====== Exercise inputs
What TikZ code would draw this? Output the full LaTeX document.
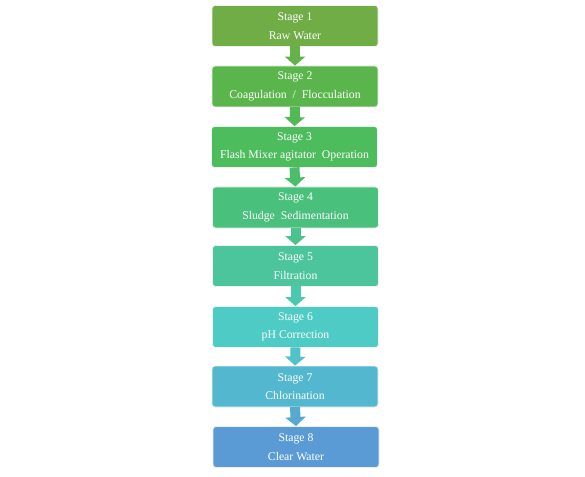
\documentclass[tikz,border=0pt]{standalone}
\usepackage{fontspec}
\setmainfont{Liberation Serif}
\usetikzlibrary{arrows.meta}
\definecolor{cA}{RGB}{112,173,71}
\definecolor{cB}{RGB}{90,182,76}
\definecolor{cC}{RGB}{77,188,92}
\definecolor{cD}{RGB}{74,192,125}
\definecolor{cE}{RGB}{76,197,156}
\definecolor{cF}{RGB}{78,203,196}
\definecolor{cG}{RGB}{84,183,208}
\definecolor{cH}{RGB}{91,155,213}
\tikzset{
  stagebox/.style={draw=white!88!gray, line width=0.8bp, rounded corners=3bp,
    minimum width=166bp, minimum height=41bp, inner sep=0pt,
    text=white, align=center, font=\fontsize{11.8}{18.5}\selectfont},
  flowarrow/.style={line width=10bp, -{Triangle[length=9bp,width=20bp]}, shorten <=-0.5bp}
}
\begin{document}
\begin{tikzpicture}[x=1bp,y=-1bp]
\useasboundingbox (0,0) rectangle (585,477);
\node[stagebox, fill=cA] (s1) at (295,26) {Stage 1\\Raw Water};
\node[stagebox, fill=cB] (s2) at (295,86.5) {Stage 2\\Coagulation\ \ /\ \ Flocculation};
\node[stagebox, fill=cC] (s3) at (294.5,147) {Stage 3\\Flash Mixer agitator\ \ Operation};
\node[stagebox, fill=cD] (s4) at (295.5,207.5) {Stage 4\\Sludge\ \ Sedimentation};
\node[stagebox, fill=cE] (s5) at (295.5,266) {Stage 5\\Filtration};
\node[stagebox, fill=cF] (s6) at (295.5,327) {Stage 6\\pH Correction};
\node[stagebox, fill=cG] (s7) at (295,386.5) {Stage 7\\Chlorination};
\node[stagebox, fill=cH] (s8) at (296,447) {Stage 8\\Clear Water};
\draw[flowarrow, draw=cA!50!cB] (s1.south) -- (s2.north);
\draw[flowarrow, draw=cB!50!cC] (s2.south) -- (s3.north);
\draw[flowarrow, draw=cC!50!cD] (s3.south) -- (s4.north);
\draw[flowarrow, draw=cD!50!cE] (s4.south) -- (s5.north);
\draw[flowarrow, draw=cE!50!cF] (s5.south) -- (s6.north);
\draw[flowarrow, draw=cF!50!cG] (s6.south) -- (s7.north);
\draw[flowarrow, draw=cG!50!cH] (s7.south) -- (s8.north);
\end{tikzpicture}
\end{document}
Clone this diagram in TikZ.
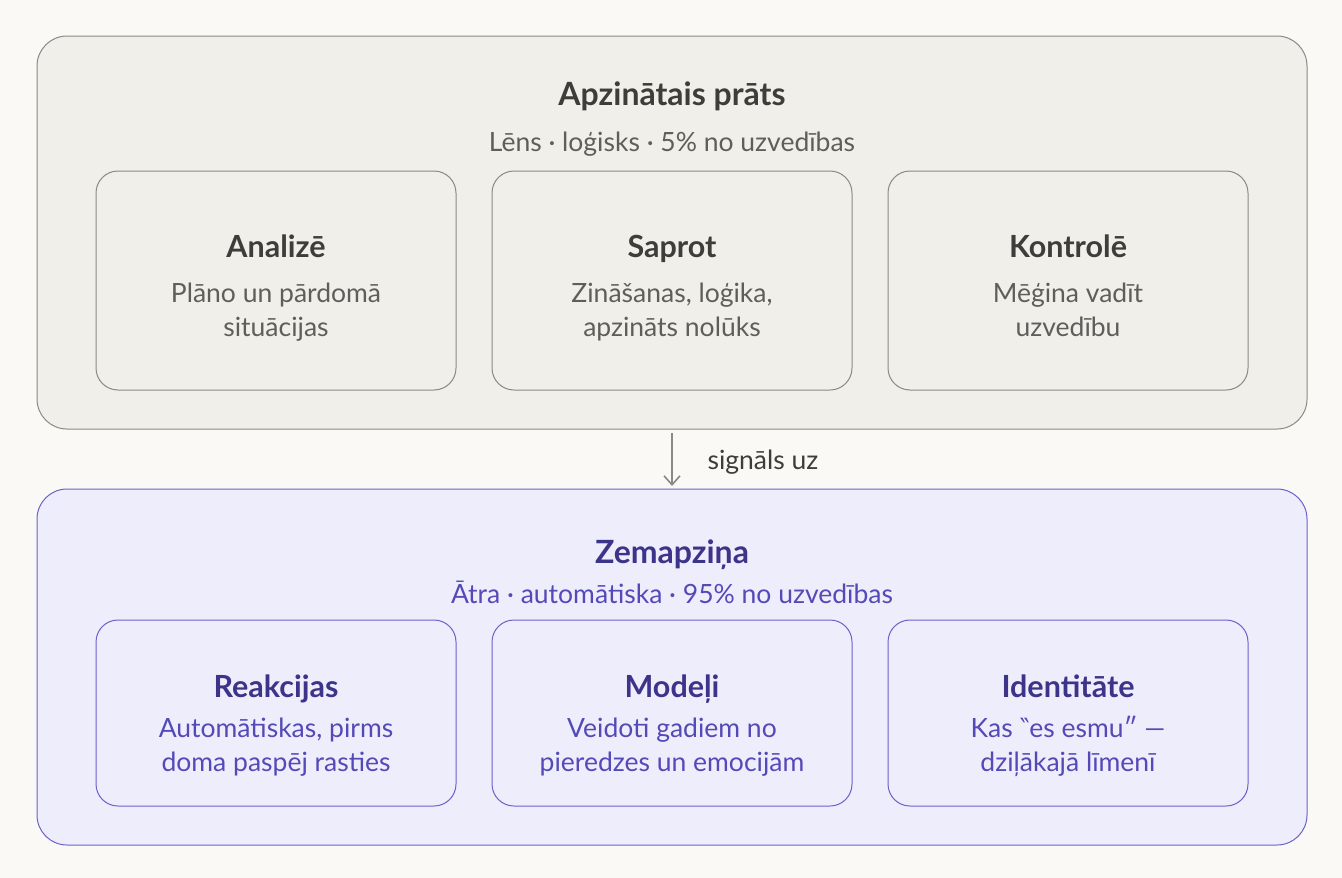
\documentclass[tikz,border=0pt]{standalone}
\usepackage{fontspec}
\setmainfont{Lato}
\newfontfamily\quotefont{DejaVu Sans}
\usepackage{tikz}
\usetikzlibrary{arrows.meta,positioning}

\definecolor{pagebg}{HTML}{FAF9F5}
\definecolor{graybg}{HTML}{F0EFEA}
\definecolor{grayline}{HTML}{8A8984}
\definecolor{graydark}{HTML}{3D3D3A}
\definecolor{graytext}{HTML}{5F5E5A}
\definecolor{purplebg}{HTML}{EEEDFC}
\definecolor{purpleline}{HTML}{6A62C9}
\definecolor{purpledark}{HTML}{3C3489}
\definecolor{purpletext}{HTML}{534AB7}

\tikzset{
  outerbox/.style={rounded corners=30pt, line width=1pt},
  innerbox/.style={rounded corners=22pt, line width=1pt},
  headtxt/.style={anchor=base, font=\fontsize{32}{38}\selectfont\bfseries},
  subtxt/.style={anchor=base, font=\fontsize{26.5}{31}\selectfont},
  cardhead/.style={anchor=base, font=\fontsize{30.5}{36}\selectfont\bfseries},
  cardtxt/.style={anchor=base, font=\fontsize{26.5}{34}\selectfont, align=center},
}

\begin{document}
\begin{tikzpicture}[x=1pt,y=-1pt]
\useasboundingbox (0,0) rectangle (1342,878);
\fill[pagebg] (0,0) rectangle (1342,878);

% conscious mind
\filldraw [outerbox, fill=graybg, draw=grayline] (37,36) rectangle (1307,429);
\node [headtxt, text=graydark] (apz) at (672,105) {Apzinātais prāts};
\node [subtxt, text=graytext] (apzsub) at (672,151) {Lēns · loģisks · 5\% no uzvedības};

\filldraw [innerbox, fill=graybg, draw=grayline] (96,171) rectangle (456,390);
\filldraw [innerbox, fill=graybg, draw=grayline] (492,171) rectangle (852,390);
\filldraw [innerbox, fill=graybg, draw=grayline] (888,171) rectangle (1248,390);
\node [cardhead, text=graydark] (anal) at (276,257) {Analizē};
\node [cardtxt, text=graytext] (analtxt) at (276,336) {Plāno un pārdomā\\situācijas};
\node [cardhead, text=graydark] (sapr) at (672,257) {Saprot};
\node [cardtxt, text=graytext] (saprtxt) at (672,336) {Zināšanas, loģika,\\apzināts nolūks};
\node [cardhead, text=graydark] (kont) at (1068,257) {Kontrolē};
\node [cardtxt, text=graytext] (konttxt) at (1068,336) {Mēģina vadīt\\uzvedību};

% signal
\coordinate (sigtop) at (672,433);
\coordinate (sigbot) at (672,486);
\draw [-{Straight Barb[length=9pt,width=16pt]}, grayline, line width=1.6pt] (sigtop) -- (sigbot);
\node [subtxt, text=graydark, anchor=base west] (sig) at (704,469) {signāls uz};

% subconscious
\filldraw [outerbox, fill=purplebg, draw=purpleline] (37,489) rectangle (1307,845);
\node [headtxt, text=purpledark] (zem) at (672,563) {Zemapziņa};
\node [subtxt, text=purpletext] (zemsub) at (672,603) {Ātra · automātiska · 95\% no uzvedības};

\filldraw [innerbox, fill=purplebg, draw=purpleline] (96,620) rectangle (456,806);
\filldraw [innerbox, fill=purplebg, draw=purpleline] (492,620) rectangle (852,806);
\filldraw [innerbox, fill=purplebg, draw=purpleline] (888,620) rectangle (1248,806);
\node [cardhead, text=purpledark] (reak) at (276,697) {Reakcijas};
\node [cardtxt, text=purpletext] (reaktxt) at (276,771) {Automātiskas, pirms\\doma paspēj rasties};
\node [cardhead, text=purpledark] (mode) at (672,697) {Modeļi};
\node [cardtxt, text=purpletext] (modetxt) at (672,771) {Veidoti gadiem no\\pieredzes un emocijām};
\node [cardhead, text=purpledark] (iden) at (1068,697) {Identitāte};
\node [cardtxt, text=purpletext] (identxt) at (1068,771) {Kas {\quotefont ‶}es esmu″ —\\dziļākajā līmenī};

\end{tikzpicture}
\end{document}
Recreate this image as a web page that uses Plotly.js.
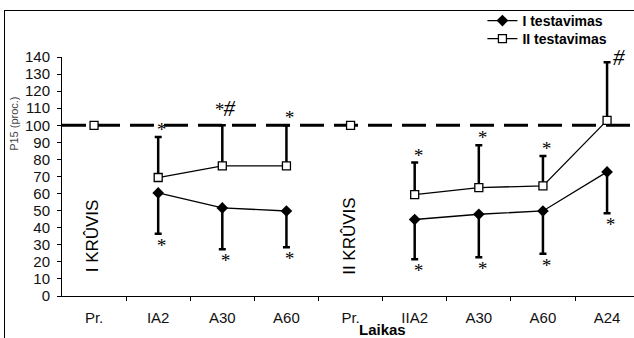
<!DOCTYPE html>
<html>
<head>
<meta charset="utf-8">
<script src="https://cdn.plot.ly/plotly-3.0.1.min.js"></script>
<style>
  html, body { margin: 0; padding: 0; background: #fff; overflow: hidden; }
  #wrap { position: relative; width: 634px; height: 338px; overflow: hidden; }
  .fl { position: absolute; background: #000; pointer-events: none; }
  #ftop { left: 4px; top: 10px; width: 640px; height: 1px; }
  #fleft { left: 4px; top: 10px; width: 1px; height: 340px; }
</style>
</head>
<body>
<div id="wrap"><div id="chart"></div><div id="ftop" class="fl"></div><div id="fleft" class="fl"></div></div>
<script>
// ---- data ----
const categories = ["Pr.", "IA2", "A30", "A60", "Pr.", "IIA2", "A30", "A60", "A24"];
const testI      = [null, 60.4, 51.6, 49.8, null, 44.8, 47.9, 49.8, 72.7];
const testILower = [null, 36.4, 27.4, 28.6, null, 21.5, 22.7, 24.7, 48.5];
const testII      = [null, 69.4, 76.2, 76.2, null, 59.4, 63.5, 64.5, 102.9];
const testIIUpper = [null, 93.2, 100, 100, null, 78.2, 88.3, 82.0, 136.9];
const pretest     = [100, null, null, null, 100, null, null, null, null];
const marksAbove = ["", "*", "*#", "*", "", "*", "*", "*", "#"];
const marksBelow = ["", "*", "*", "*", "", "*", "*", "*", "*"];
const loadLabels = ["I KRÛVIS", "II KRÛVIS"];
const loadPositions = [0, 4];
const seriesNames = ["I testavimas", "II testavimas"];
const referenceLevel = 100;
const xTitle = "Laikas";
const yTitle = "P15 (proc.)";

const xs = categories.map((_, i) => i);
const boundaries = categories.map((_, i) => i + 0.5);

const traceI = {
  x: xs, y: testI, name: seriesNames[0], type: 'scatter', mode: 'lines+markers',
  connectgaps: false, legend: 'legend',
  line: { color: '#000', width: 1.3 },
  marker: { symbol: 'diamond', size: 9, color: '#000' },
  error_y: { type: 'data', symmetric: false,
    array: testI.map(v => 0),
    arrayminus: testI.map((v, i) => v == null ? 0 : v - testILower[i]),
    color: '#000', thickness: 2.5, width: 3.5 }
};
const traceII = {
  x: xs, y: testII, name: seriesNames[1], type: 'scatter', mode: 'lines+markers',
  connectgaps: false, legend: 'legend2',
  line: { color: '#000', width: 1.3 },
  marker: { symbol: 'square', size: 8, color: '#fff', line: { color: '#000', width: 1.3 } },
  error_y: { type: 'data', symmetric: false,
    array: testII.map((v, i) => v == null ? 0 : testIIUpper[i] - v),
    arrayminus: testII.map(v => 0),
    color: '#000', thickness: 2.5, width: 3.5 }
};
const tracePre = {
  x: xs, y: pretest, type: 'scatter', mode: 'markers', showlegend: false, hoverinfo: 'skip',
  marker: { symbol: 'square', size: 8, color: '#fff', line: { color: '#000', width: 1.3 } }
};

function markHtml(m) {
  return m.split('').map(c => c === '#'
    ? '<span style="font-size:23px"><i>#</i></span>'
    : '<i>*</i>').join('');
}
function markShiftY(m) {
  if (m === '#') return -10;
  if (m.indexOf('#') >= 0) return 2;
  return -5;
}

const annotations = [];
const starFont = { family: 'Liberation Serif', size: 19, color: '#000' };
marksAbove.forEach((m, i) => {
  if (!m) return;
  annotations.push({ x: i, y: testIIUpper[i], xref: 'x', yref: 'y', text: markHtml(m), showarrow: false,
    yanchor: 'bottom', xanchor: 'center', xshift: m === '#' ? 12 : 3, yshift: markShiftY(m), font: starFont });
});
marksBelow.forEach((m, i) => {
  if (!m) return;
  annotations.push({ x: i, y: testILower[i], xref: 'x', yref: 'y', text: markHtml(m), showarrow: false,
    yanchor: 'top', xanchor: 'center', xshift: 3, yshift: 1, font: starFont });
});
loadLabels.forEach((t, k) => {
  annotations.push({ x: loadPositions[k], y: 35, xref: 'x', yref: 'y', text: t, showarrow: false,
    textangle: -90, xanchor: 'center', yanchor: 'middle', xshift: k === 0 ? -2 : -1,
    font: { family: 'Liberation Sans', size: 17, color: '#000' } });
});
annotations.push({ x: 4.5, y: -0.14, xref: 'x', yref: 'paper', text: '<b>' + xTitle + '</b>',
  xanchor: 'center', yanchor: 'middle',
  showarrow: false, font: { family: 'Liberation Sans', size: 15, color: '#000' } });
annotations.push({ x: -0.084, y: 0.72, xref: 'paper', yref: 'paper', text: yTitle, textangle: -90,
  xanchor: 'center', yanchor: 'middle',
  showarrow: false, font: { family: 'Liberation Sans', size: 11, color: '#444' } });

const legendFont = { family: 'Liberation Sans', size: 14, color: '#000', weight: 'bold' };
const layout = {
  width: 634, height: 338,
  margin: { l: 62, r: 0, t: 57, b: 42, pad: 0 },
  paper_bgcolor: '#fff', plot_bgcolor: '#fff',
  font: { family: 'Liberation Sans', size: 15, color: '#111' },
  showlegend: true,
  legend: { x: 0.735, xanchor: 'left', y: 1.1508, yanchor: 'middle', bgcolor: 'rgba(0,0,0,0)',
    font: legendFont, itemwidth: 30 },
  legend2: { x: 0.735, xanchor: 'left', y: 1.0754, yanchor: 'middle', bgcolor: 'rgba(0,0,0,0)',
    font: legendFont, itemwidth: 30 },
  xaxis: {
    range: [-0.5, 8.42], tickmode: 'array', tickvals: xs, ticktext: categories,
    ticks: '', showline: true, linecolor: '#000', linewidth: 1, showgrid: false, zeroline: false,
    tickfont: { size: 15, color: '#111' }, ticklabelstandoff: 8, fixedrange: true,
    minor: { tickmode: 'array', tickvals: boundaries, ticks: 'outside', ticklen: 4, tickcolor: '#000', tickwidth: 1, showgrid: false }
  },
  yaxis: {
    range: [0, 140], dtick: 10, tick0: 0, ticks: 'outside', ticklen: 4, tickcolor: '#000',
    showline: true, linecolor: '#000', linewidth: 1, showgrid: false, zeroline: false,
    tickfont: { size: 15, color: '#111' }, ticklabelstandoff: 4, fixedrange: true
  },
  shapes: [{ type: 'line', xref: 'paper', x0: 0, x1: 1, yref: 'y', y0: referenceLevel, y1: referenceLevel,
    line: { color: '#000', width: 3, dash: '24px,10px' }, layer: 'below' }],
  annotations: annotations
};

Plotly.newPlot('chart', [traceI, traceII, tracePre], layout, { displayModeBar: false, staticPlot: true });
</script>
</body>
</html>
============
> **Given exercise**
Tally the lines above that contain the word "this", and reply with only the number.

> **Result below**
3